Filmes em que você tem que decidir sobre a morte ou não de um membro da família
com ecos na mitologia grega como “O sacrifício do cervo sagrado” ou com
roteiros um pouco mais intrincados como “O Lagosta” ainda não chegam tão
longe. Tudo, no entanto, pode mudar com os ventos.
Mas
é claro que “A favorita” não deixa de ser um bom filme por causa disso. Se há
uma marca de Lanthimos neste filme é a ironia e o quase desprezo com que seus
personagens são tratados. Lanthimos é quase maravilhosamente cruel ao
ridicularizar a realeza com uma sutileza e ao mesmo tempo um tom caricatural de
um grande chargista.
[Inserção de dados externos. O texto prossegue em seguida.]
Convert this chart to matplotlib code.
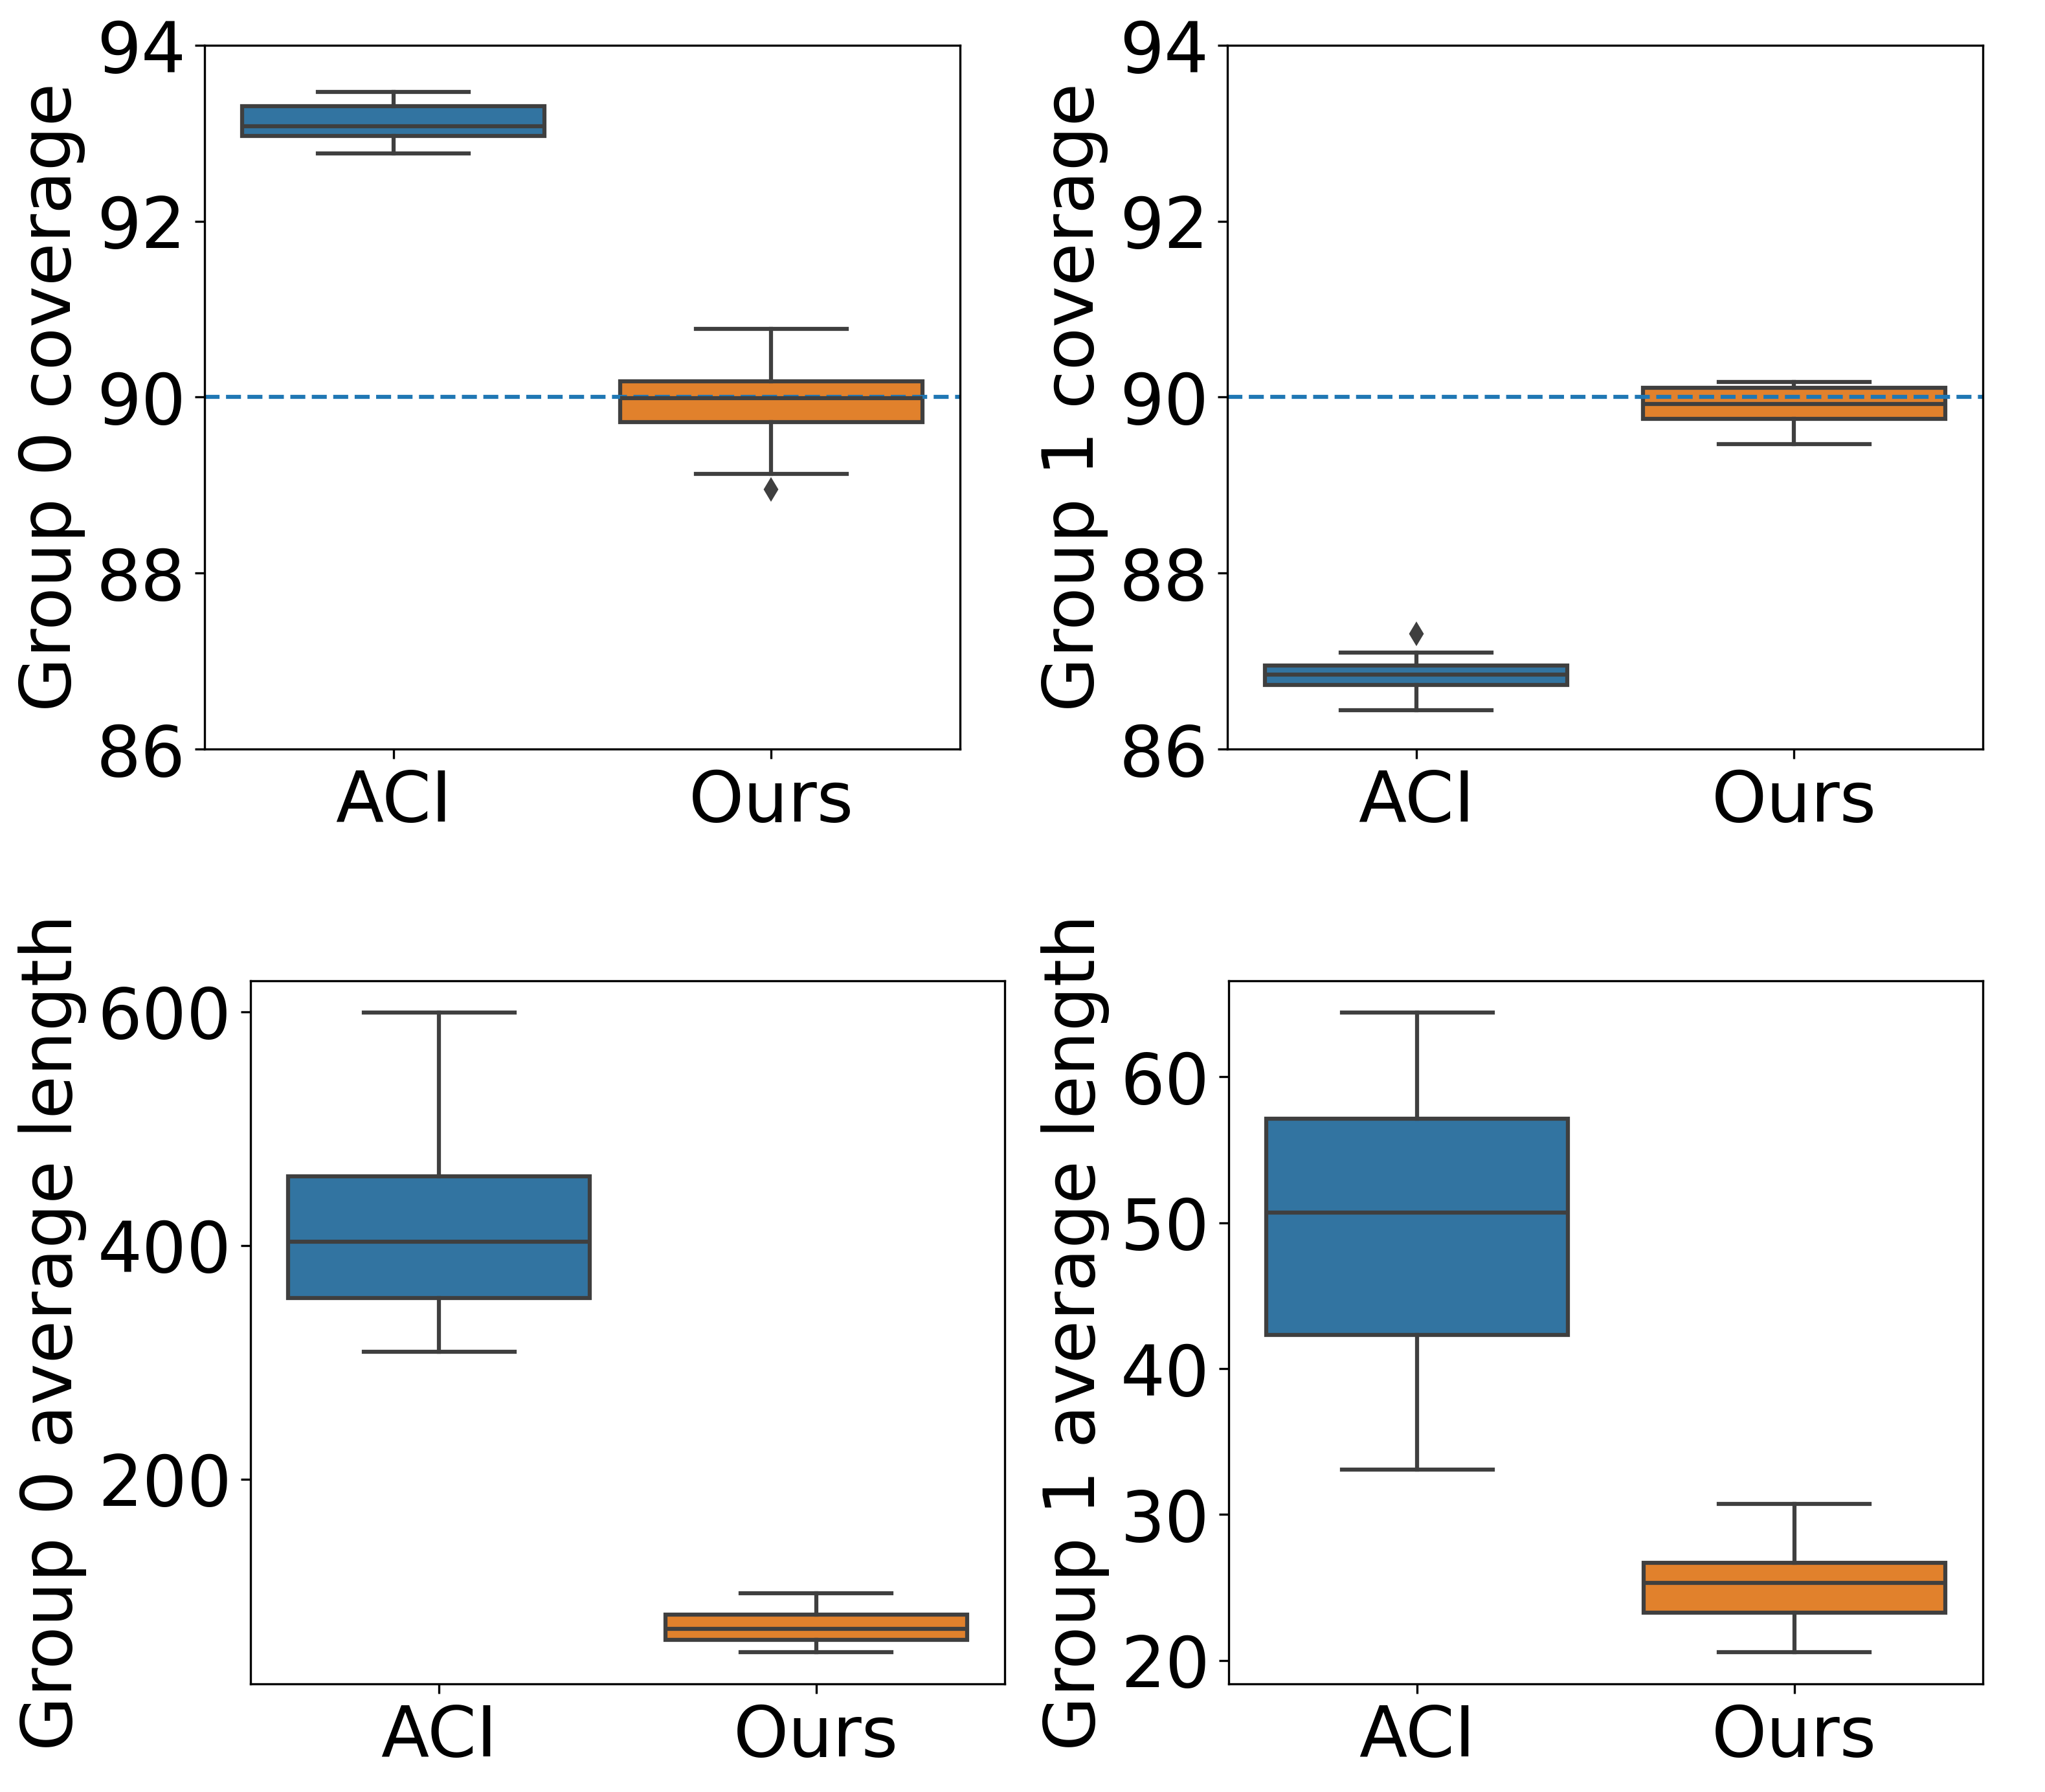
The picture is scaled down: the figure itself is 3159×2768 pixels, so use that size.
import matplotlib
matplotlib.use("Agg")
import matplotlib.pyplot as plt
import colorsys
import matplotlib.colors as mcolors

plt.rcParams['font.family'] = ['DejaVu Sans']
plt.rcParams['font.size'] = 26

methods = ["ACI", "Ours"]

# Box statistics: [ACI, Ours]
g0_cov_whislo = [92.77, 89.13]
g0_cov_q1 = [92.97, 89.72]
g0_cov_med = [93.08, 89.99]
g0_cov_q3 = [93.31, 90.18]
g0_cov_whishi = [93.47, 90.78]
g0_cov_fliers = [[], [88.95]]

g1_cov_whislo = [86.44, 89.47]
g1_cov_q1 = [86.73, 89.75]
g1_cov_med = [86.85, 89.92]
g1_cov_q3 = [86.95, 90.11]
g1_cov_whishi = [87.10, 90.17]
g1_cov_fliers = [[87.31], []]

g0_len_whislo = [309, 52]
g0_len_q1 = [355, 62.5]
g0_len_med = [403, 72]
g0_len_q3 = [459, 84]
g0_len_whishi = [599, 102]
g0_len_fliers = [[], []]

g1_len_whislo = [33.06, 20.58]
g1_len_q1 = [42.32, 23.29]
g1_len_med = [50.68, 25.32]
g1_len_q3 = [57.13, 26.68]
g1_len_whishi = [64.39, 30.71]
g1_len_fliers = [[], []]

target_coverage = 90

cov_ticks = [86, 88, 90, 92, 94]
g0_len_ticks = [200, 400, 600]
g1_len_ticks = [20, 30, 40, 50, 60]

ylabels = ["Group 0 coverage", "Group 1 coverage",
           "Group 0 average length", "Group 1 average length"]


def desaturate(c, prop):
    r, g, b = mcolors.to_rgb(c)
    h, l, s = colorsys.rgb_to_hls(r, g, b)
    return colorsys.hls_to_rgb(h, l, s * prop)


box_colors = [desaturate("#1f77b4", 0.75), desaturate("#ff7f0e", 0.75)]
gray = "#3f3f3f"
LW = 1.5


def make_stats(lo, q1, med, q3, hi, fl):
    return [dict(whislo=lo[i], q1=q1[i], med=med[i], q3=q3[i], whishi=hi[i],
                 fliers=fl[i], label=methods[i]) for i in range(len(methods))]


def draw(ax, stats):
    bp = ax.bxp(stats, positions=[0, 1], widths=0.8, patch_artist=True,
                showfliers=True,
                boxprops=dict(edgecolor=gray, linewidth=LW),
                medianprops=dict(color=gray, linewidth=LW),
                whiskerprops=dict(color=gray, linewidth=LW),
                capprops=dict(color=gray, linewidth=LW),
                flierprops=dict(marker="d", markerfacecolor=gray,
                                markeredgecolor=gray, markersize=5))
    for patch, c in zip(bp["boxes"], box_colors):
        patch.set_facecolor(c)
    ax.set_xlim(-0.5, 1.5)
    ax.set_xticks([0, 1])
    ax.set_xticklabels(methods)
    return bp


fig = plt.figure(figsize=(10.5333, 9.2267), dpi=300)
W, H = 3160, 2768


def add_ax(left, right, top, bottom):
    return fig.add_axes([left / W, 1 - bottom / H, (right - left) / W, (bottom - top) / H])


ax1 = add_ax(316, 1483, 70, 1157)
ax2 = add_ax(1896, 3063, 70, 1157)
ax3 = add_ax(387, 1552, 1515, 2601)
ax4 = add_ax(1898, 3063, 1515, 2601)

draw(ax1, make_stats(g0_cov_whislo, g0_cov_q1, g0_cov_med, g0_cov_q3, g0_cov_whishi, g0_cov_fliers))
draw(ax2, make_stats(g1_cov_whislo, g1_cov_q1, g1_cov_med, g1_cov_q3, g1_cov_whishi, g1_cov_fliers))
draw(ax3, make_stats(g0_len_whislo, g0_len_q1, g0_len_med, g0_len_q3, g0_len_whishi, g0_len_fliers))
draw(ax4, make_stats(g1_len_whislo, g1_len_q1, g1_len_med, g1_len_q3, g1_len_whishi, g1_len_fliers))

for ax in (ax1, ax2):
    ax.axhline(target_coverage, linestyle="--", color="#1f77b4", linewidth=1.5)
    ax.set_ylim(cov_ticks[0], cov_ticks[-1])
    ax.set_yticks(cov_ticks)

ax3.set_yticks(g0_len_ticks)
ax4.set_yticks(g1_len_ticks)
ax3.autoscale(axis="y")
ax4.autoscale(axis="y")

for ax, lab in zip((ax1, ax2, ax3, ax4), ylabels):
    ax.set_ylabel(lab)

fig.savefig("out.png", dpi=300)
Tudo com direito a algumas tomadas que remetem a um
espectador que parece estar apenas a espreita, olhando pelo buraco da fechadura
e cenários de um exagero kitsch, um luxo que beira de forma provocadora ao mau gosto.
Nas
suas mãos, toda a tradição da monarquia é patética. Da forma como a rainha deve
ser tratada (nunca se virar para ela, não olhar para ela sem ser solicitado) a
maquiagem ridícula dos homens e até uma pífia corrida de patos e de lagostas.
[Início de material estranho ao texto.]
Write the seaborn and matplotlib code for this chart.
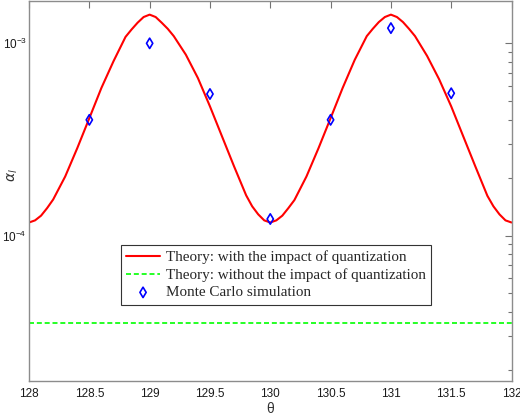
import numpy as np
import seaborn as sns
import matplotlib.pyplot as plt
from matplotlib.ticker import LogLocator, NullFormatter

# theta grid of the theory curve (finer near the peaks and dips)
theta = [128.00, 128.05, 128.10, 128.15, 128.20, 128.30, 128.40, 128.50, 128.60, 128.70,
         128.80, 128.85, 128.90, 128.95, 129.00, 129.05, 129.10, 129.15, 129.20, 129.30,
         129.40, 129.50, 129.60, 129.70, 129.80, 129.85, 129.90, 129.95, 130.00, 130.05,
         130.10, 130.15, 130.20, 130.30, 130.40, 130.50, 130.60, 130.70, 130.80, 130.85,
         130.90, 130.95, 131.00, 131.05, 131.10, 131.15, 131.20, 131.30, 131.40, 131.50,
         131.60, 131.70, 131.80, 131.85, 131.90, 131.95, 132.00]
# theory with the impact of quantization
alpha_quant = [1.17e-4, 1.20e-4, 1.27e-4, 1.39e-4, 1.54e-4, 2.03e-4, 2.85e-4, 4.08e-4, 5.86e-4, 8.06e-4,
               1.08e-3, 1.18e-3, 1.28e-3, 1.37e-3, 1.41e-3, 1.37e-3, 1.28e-3, 1.19e-3, 1.09e-3, 8.73e-4,
               6.60e-4, 4.70e-4, 3.28e-4, 2.29e-4, 1.62e-4, 1.42e-4, 1.29e-4, 1.20e-4, 1.17e-4, 1.20e-4,
               1.27e-4, 1.39e-4, 1.53e-4, 2.03e-4, 2.85e-4, 4.08e-4, 5.86e-4, 8.20e-4, 1.09e-3, 1.19e-3,
               1.29e-3, 1.37e-3, 1.41e-3, 1.37e-3, 1.29e-3, 1.19e-3, 1.09e-3, 8.60e-4, 6.50e-4, 4.70e-4,
               3.28e-4, 2.29e-4, 1.61e-4, 1.42e-4, 1.29e-4, 1.20e-4, 1.17e-4]
# theory without the impact of quantization (flat)
theta_noq = [128.0, 132.0]
alpha_noq = [3.5e-5, 3.5e-5]
# Monte Carlo simulation
theta_mc = [128.5, 129.0, 129.5, 130.0, 130.5, 131.0, 131.5]
alpha_mc = [4.0e-4, 1.0e-3, 5.45e-4, 1.22e-4, 4.0e-4, 1.2e-3, 5.5e-4]

sns.set_style('white')
plt.rcParams['font.family'] = ['Liberation Sans', 'DejaVu Sans']
plt.rcParams['axes.edgecolor'] = '0.55'
plt.rcParams['axes.linewidth'] = 1.0

fig = plt.figure(figsize=(5.2, 4.17), dpi=100)
ax = fig.add_axes([0.0558, 0.0871, 0.9279, 0.9117])
ax.set_yscale('log')

sns.lineplot(x=theta, y=alpha_quant, color='#ff0000', linewidth=1.5,
             label='Theory: with the impact of quantization', ax=ax)
sns.lineplot(x=theta_noq, y=alpha_noq, color='#00ff00', linewidth=1.2,
             label='Theory: without the impact of quantization', ax=ax)
ax.lines[-1].set_dashes([3.0, 1.7])
sns.scatterplot(x=theta_mc, y=alpha_mc, marker='d', s=28, facecolors='none',
                edgecolor='#0000ff', linewidth=1.2,
                label='Monte Carlo simulation', ax=ax, zorder=3)

ax.set_xlim(128, 132)
ax.set_ylim(1.76e-5, 1.67e-3)
ax.set_xticks([128, 128.5, 129, 129.5, 130, 130.5, 131, 131.5, 132])
ax.set_xticklabels(['128', '128.5', '129', '129.5', '130', '130.5', '131', '131.5', '132'])
ax.yaxis.set_major_locator(LogLocator(base=10))
ax.yaxis.set_minor_locator(LogLocator(base=10, subs=np.arange(2, 10)))
ax.yaxis.set_minor_formatter(NullFormatter())

ax.tick_params(which='both', direction='in', top=True, right=True,
               color='0.45', labelcolor='#1a1a1a', labelsize=8.5)
ax.tick_params(which='major', length=5, width=0.8)
ax.tick_params(which='minor', length=3, width=0.8)
ax.tick_params(axis='x', pad=5)
ax.tick_params(axis='y', pad=1.5)

ax.set_xlabel('θ', fontsize=10, color='#333333', labelpad=2)
ax.set_ylabel(r'$\alpha_l$', fontsize=10, color='#333333', va='center')
ax.yaxis.set_label_coords(-0.034, 0.54)

leg = ax.legend(loc='center', bbox_to_anchor=(0.512, 0.278), numpoints=1,
                handlelength=2.2, handletextpad=0.4, borderpad=0.35, labelspacing=0.25,
                fancybox=False, framealpha=1, edgecolor='#333333',
                prop={'family': 'Liberation Serif', 'size': 10.9})
leg.get_frame().set_linewidth(0.8)

plt.savefig('out.png', dpi=100)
Tudo soa kitsch como se Lanthimos nos dissesse: “Como sustentamos esse teatro
ridículo por tantos séculos e ainda hoje?”
No
centro de “A favorita” está uma disputa que envolve ódio, ciúme, inveja entre
duas mulheres, Lady Sarah (Rachel Weisz) e Abigail (Emma Stone) pela atenção da
rainha Anne (maravilhosamente vivida por Olivia Colman). A briga de é ridícula,
infantil. Pior, de crianças ricas e mimadas.
Desde
o princípio estabelece-se uma rivalidade entre as duas primas distantes. Uma
querendo manter o poder de influência sobre a rainha e, por consequência, sobre
o governo, que enfrenta uma batalha militar contra a França. A outra, uma ex-lady
que perdeu tudo em algum casamento fracassado querendo recuperar o dinheiro e o
status que outrora tivera. Tudo é sobre poder, influência e riqueza.
Para
isso, as duas usam todas as armas que tem. Se sabotam, se ironizam, tudo com o
olhar perceptivo da rainha, que adora a disputa das duas para seduzir ela. No
fundo, a rainha tem uma sagacidade ao mesmo tempo em que Lanthimos expõe as
esdrúxulas excentricidades dos monarcas.
No
fundo, a questão da guerra dentro e fora do palácio tem mais a ver com o humor
da rainha e os jogos políticos e extra políticos dentro do palácio do que
propriamente uma questão prática e objetiva. Mas é assim em qualquer cenário
político, poderíamos argumentar? Sim, mas quando se trata da realeza isso ganha
ainda mais proporções nas futilidades e excentricidades da corte.
Lanthimos
filmou o ridículo com uma mistura de sátira e veneno e, melhor de tudo, fazendo
com que tudo pareça muito sério. Não é o seu filme mais interessante, mas como
não se deliciar com a exibição do luxo e do kitsch numa corte de valores fúteis
e miseráveis como a construída pelo diretor grego?
De
fato, Lanthimos conseguiu de novo. E sobre isso só podemos aplaudir.
Cotação
da Corneta: nota 8.
Indicações
ao Oscar: melhor filme, atriz (Olivia Colman), diretor (Yorgos Lanthimos),
atriz coadjuvante (Emma Stone e Rachel Weisz), roteiro original, edição,
fotografia, figurino e direção de arte.